**What you are asked to do**
Each line below must be set down exactly; omit any image you find.

**Information shown**
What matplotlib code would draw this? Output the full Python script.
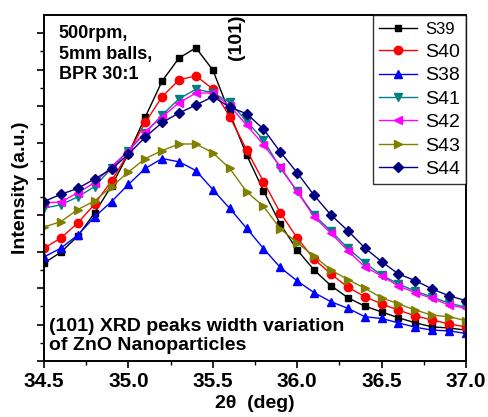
import matplotlib
matplotlib.use("Agg")
import matplotlib.pyplot as plt
import numpy as np

plt.rcParams['font.family'] = ['Liberation Sans', 'DejaVu Sans']

two_theta = [34.5, 34.6, 34.7, 34.8, 34.9, 35.0, 35.1, 35.2, 35.3, 35.4, 35.5, 35.6, 35.7,
             35.8, 35.9, 36.0, 36.1, 36.2, 36.3, 36.4, 36.5, 36.6, 36.7, 36.8, 36.9, 37.0]

S39 = [2.69, 2.99, 3.43, 4.07, 4.81, 5.69, 6.70, 7.69, 8.32, 8.60, 7.99, 6.81, 5.66,
       4.68, 3.76, 3.05, 2.50, 2.07, 1.74, 1.51, 1.35, 1.19, 1.05, 0.94, 0.91, 0.85]
S40 = [3.10, 3.38, 3.79, 4.31, 4.95, 5.71, 6.55, 7.26, 7.72, 7.83, 7.47, 6.71, 5.80,
       4.93, 4.07, 3.38, 2.80, 2.39, 2.03, 1.77, 1.57, 1.40, 1.24, 1.13, 1.02, 0.94]
S38 = [2.86, 3.10, 3.46, 3.96, 4.38, 4.85, 5.29, 5.56, 5.47, 5.23, 4.71, 4.19, 3.65,
       3.09, 2.57, 2.20, 1.88, 1.63, 1.45, 1.22, 1.17, 1.05, 0.93, 0.85, 0.83, 0.76]
S41 = [4.20, 4.29, 4.51, 4.79, 5.30, 5.77, 6.26, 6.76, 7.20, 7.46, 7.37, 7.10, 6.59,
       6.07, 5.30, 4.66, 4.01, 3.57, 3.10, 2.70, 2.36, 2.12, 1.92, 1.76, 1.59, 1.48]
S42 = [4.34, 4.37, 4.62, 4.90, 5.34, 5.77, 6.30, 6.71, 7.09, 7.36, 7.36, 7.01, 6.48,
       5.94, 5.34, 4.65, 3.96, 3.51, 3.03, 2.59, 2.34, 2.06, 1.88, 1.72, 1.54, 1.45]
S43 = [3.68, 3.83, 4.16, 4.40, 4.79, 5.19, 5.56, 5.78, 5.96, 5.96, 5.72, 5.29, 4.65,
       4.25, 3.63, 3.25, 2.88, 2.50, 2.24, 2.00, 1.74, 1.57, 1.40, 1.26, 1.22, 1.11]
S44 = [4.38, 4.58, 4.74, 5.00, 5.27, 5.68, 6.15, 6.55, 6.81, 7.03, 7.26, 6.97, 6.79,
       6.37, 5.74, 5.17, 4.55, 4.01, 3.58, 3.11, 2.73, 2.39, 2.21, 1.98, 1.79, 1.66]

series = [("S39", S39, "black", "s", 5.0),
          ("S40", S40, "#FF0000", "o", 6.0),
          ("S38", S38, "#0000FF", "^", 6.0),
          ("S41", S41, "#008080", "v", 6.0),
          ("S42", S42, "#FF00FF", "<", 6.0),
          ("S43", S43, "#808000", ">", 6.0),
          ("S44", S44, "#000080", "D", 5.0)]

fig = plt.figure(figsize=(4.89, 4.17), dpi=100)
ax = fig.add_axes([0.090, 0.134, 0.863, 0.830])

for name, vals, col, mk, ms in series:
    ax.plot(two_theta, vals, color=col, marker=mk, ms=ms, lw=1.0,
            markeredgecolor=col, markerfacecolor=col, label=name)

ax.set_xlim(34.5, 37.0)
ax.set_ylim(0, 9.5)
ax.set_xticks([34.5, 35.0, 35.5, 36.0, 36.5, 37.0])
ax.set_xticks([34.75, 35.25, 35.75, 36.25, 36.75], minor=True)
ax.set_yticks(np.arange(0, 9.5, 1.0))
ax.set_yticks(np.arange(0.5, 9.5, 1.0), minor=True)
ax.set_yticklabels([])
ax.tick_params(axis='both', which='major', direction='out', length=5, width=1.2)
ax.tick_params(axis='both', which='minor', direction='out', length=3, width=1.0)
ax.tick_params(axis='x', labelsize=15, pad=3)
for lab in ax.get_xticklabels():
    lab.set_fontweight('bold')
for sp in ax.spines.values():
    sp.set_linewidth(1.4)

ax.set_xlabel("2θ  (deg)", fontsize=14, fontweight='bold', labelpad=3)
ax.set_ylabel("Intensity (a.u.)", fontsize=14, fontweight='bold', labelpad=2)

ax.text(0.035, 0.97, "500rpm,\n5mm balls,\nBPR 30:1", transform=ax.transAxes,
        ha='left', va='top', fontsize=13, fontweight='bold', linespacing=1.25)
ax.text(0.457, 0.935, "(101)", transform=ax.transAxes, rotation=90,
        ha='center', va='center', fontsize=14, fontweight='bold')
ax.text(0.012, 0.022, "(101) XRD peaks width variation\nof ZnO Nanoparticles",
        transform=ax.transAxes, ha='left', va='bottom', fontsize=14,
        fontweight='bold', linespacing=1.1)

leg = ax.legend(loc='upper right', borderaxespad=0, fontsize=14, frameon=True,
                fancybox=False, edgecolor='black', handlelength=2.0,
                handletextpad=0.4, labelspacing=0.3, borderpad=0.3)
leg.get_frame().set_linewidth(1.0)
leg.get_texts()[0].set_fontsize(12)

fig.savefig("out.png", dpi=100)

**Written solution**
What matplotlib code would draw this? Output the full Python script.
import matplotlib
matplotlib.use("Agg")
import matplotlib.pyplot as plt
import numpy as np

plt.rcParams['font.family'] = ['Liberation Sans', 'DejaVu Sans']

two_theta = [34.5, 34.6, 34.7, 34.8, 34.9, 35.0, 35.1, 35.2, 35.3, 35.4, 35.5, 35.6, 35.7,
             35.8, 35.9, 36.0, 36.1, 36.2, 36.3, 36.4, 36.5, 36.6, 36.7, 36.8, 36.9, 37.0]

S39 = [2.69, 2.99, 3.43, 4.07, 4.81, 5.69, 6.70, 7.69, 8.32, 8.60, 7.99, 6.81, 5.66,
       4.68, 3.76, 3.05, 2.50, 2.07, 1.74, 1.51, 1.35, 1.19, 1.05, 0.94, 0.91, 0.85]
S40 = [3.10, 3.38, 3.79, 4.31, 4.95, 5.71, 6.55, 7.26, 7.72, 7.83, 7.47, 6.71, 5.80,
       4.93, 4.07, 3.38, 2.80, 2.39, 2.03, 1.77, 1.57, 1.40, 1.24, 1.13, 1.02, 0.94]
S38 = [2.86, 3.10, 3.46, 3.96, 4.38, 4.85, 5.29, 5.56, 5.47, 5.23, 4.71, 4.19, 3.65,
       3.09, 2.57, 2.20, 1.88, 1.63, 1.45, 1.22, 1.17, 1.05, 0.93, 0.85, 0.83, 0.76]
S41 = [4.20, 4.29, 4.51, 4.79, 5.30, 5.77, 6.26, 6.76, 7.20, 7.46, 7.37, 7.10, 6.59,
       6.07, 5.30, 4.66, 4.01, 3.57, 3.10, 2.70, 2.36, 2.12, 1.92, 1.76, 1.59, 1.48]
S42 = [4.34, 4.37, 4.62, 4.90, 5.34, 5.77, 6.30, 6.71, 7.09, 7.36, 7.36, 7.01, 6.48,
       5.94, 5.34, 4.65, 3.96, 3.51, 3.03, 2.59, 2.34, 2.06, 1.88, 1.72, 1.54, 1.45]
S43 = [3.68, 3.83, 4.16, 4.40, 4.79, 5.19, 5.56, 5.78, 5.96, 5.96, 5.72, 5.29, 4.65,
       4.25, 3.63, 3.25, 2.88, 2.50, 2.24, 2.00, 1.74, 1.57, 1.40, 1.26, 1.22, 1.11]
S44 = [4.38, 4.58, 4.74, 5.00, 5.27, 5.68, 6.15, 6.55, 6.81, 7.03, 7.26, 6.97, 6.79,
       6.37, 5.74, 5.17, 4.55, 4.01, 3.58, 3.11, 2.73, 2.39, 2.21, 1.98, 1.79, 1.66]

series = [("S39", S39, "black", "s", 5.0),
          ("S40", S40, "#FF0000", "o", 6.0),
          ("S38", S38, "#0000FF", "^", 6.0),
          ("S41", S41, "#008080", "v", 6.0),
          ("S42", S42, "#FF00FF", "<", 6.0),
          ("S43", S43, "#808000", ">", 6.0),
          ("S44", S44, "#000080", "D", 5.0)]

fig = plt.figure(figsize=(4.89, 4.17), dpi=100)
ax = fig.add_axes([0.090, 0.134, 0.863, 0.830])

for name, vals, col, mk, ms in series:
    ax.plot(two_theta, vals, color=col, marker=mk, ms=ms, lw=1.0,
            markeredgecolor=col, markerfacecolor=col, label=name)

ax.set_xlim(34.5, 37.0)
ax.set_ylim(0, 9.5)
ax.set_xticks([34.5, 35.0, 35.5, 36.0, 36.5, 37.0])
ax.set_xticks([34.75, 35.25, 35.75, 36.25, 36.75], minor=True)
ax.set_yticks(np.arange(0, 9.5, 1.0))
ax.set_yticks(np.arange(0.5, 9.5, 1.0), minor=True)
ax.set_yticklabels([])
ax.tick_params(axis='both', which='major', direction='out', length=5, width=1.2)
ax.tick_params(axis='both', which='minor', direction='out', length=3, width=1.0)
ax.tick_params(axis='x', labelsize=15, pad=3)
for lab in ax.get_xticklabels():
    lab.set_fontweight('bold')
for sp in ax.spines.values():
    sp.set_linewidth(1.4)

ax.set_xlabel("2θ  (deg)", fontsize=14, fontweight='bold', labelpad=3)
ax.set_ylabel("Intensity (a.u.)", fontsize=14, fontweight='bold', labelpad=2)

ax.text(0.035, 0.97, "500rpm,\n5mm balls,\nBPR 30:1", transform=ax.transAxes,
        ha='left', va='top', fontsize=13, fontweight='bold', linespacing=1.25)
ax.text(0.457, 0.935, "(101)", transform=ax.transAxes, rotation=90,
        ha='center', va='center', fontsize=14, fontweight='bold')
ax.text(0.012, 0.022, "(101) XRD peaks width variation\nof ZnO Nanoparticles",
        transform=ax.transAxes, ha='left', va='bottom', fontsize=14,
        fontweight='bold', linespacing=1.1)

leg = ax.legend(loc='upper right', borderaxespad=0, fontsize=14, frameon=True,
                fancybox=False, edgecolor='black', handlelength=2.0,
                handletextpad=0.4, labelspacing=0.3, borderpad=0.3)
leg.get_frame().set_linewidth(1.0)
leg.get_texts()[0].set_fontsize(12)

fig.savefig("out.png", dpi=100)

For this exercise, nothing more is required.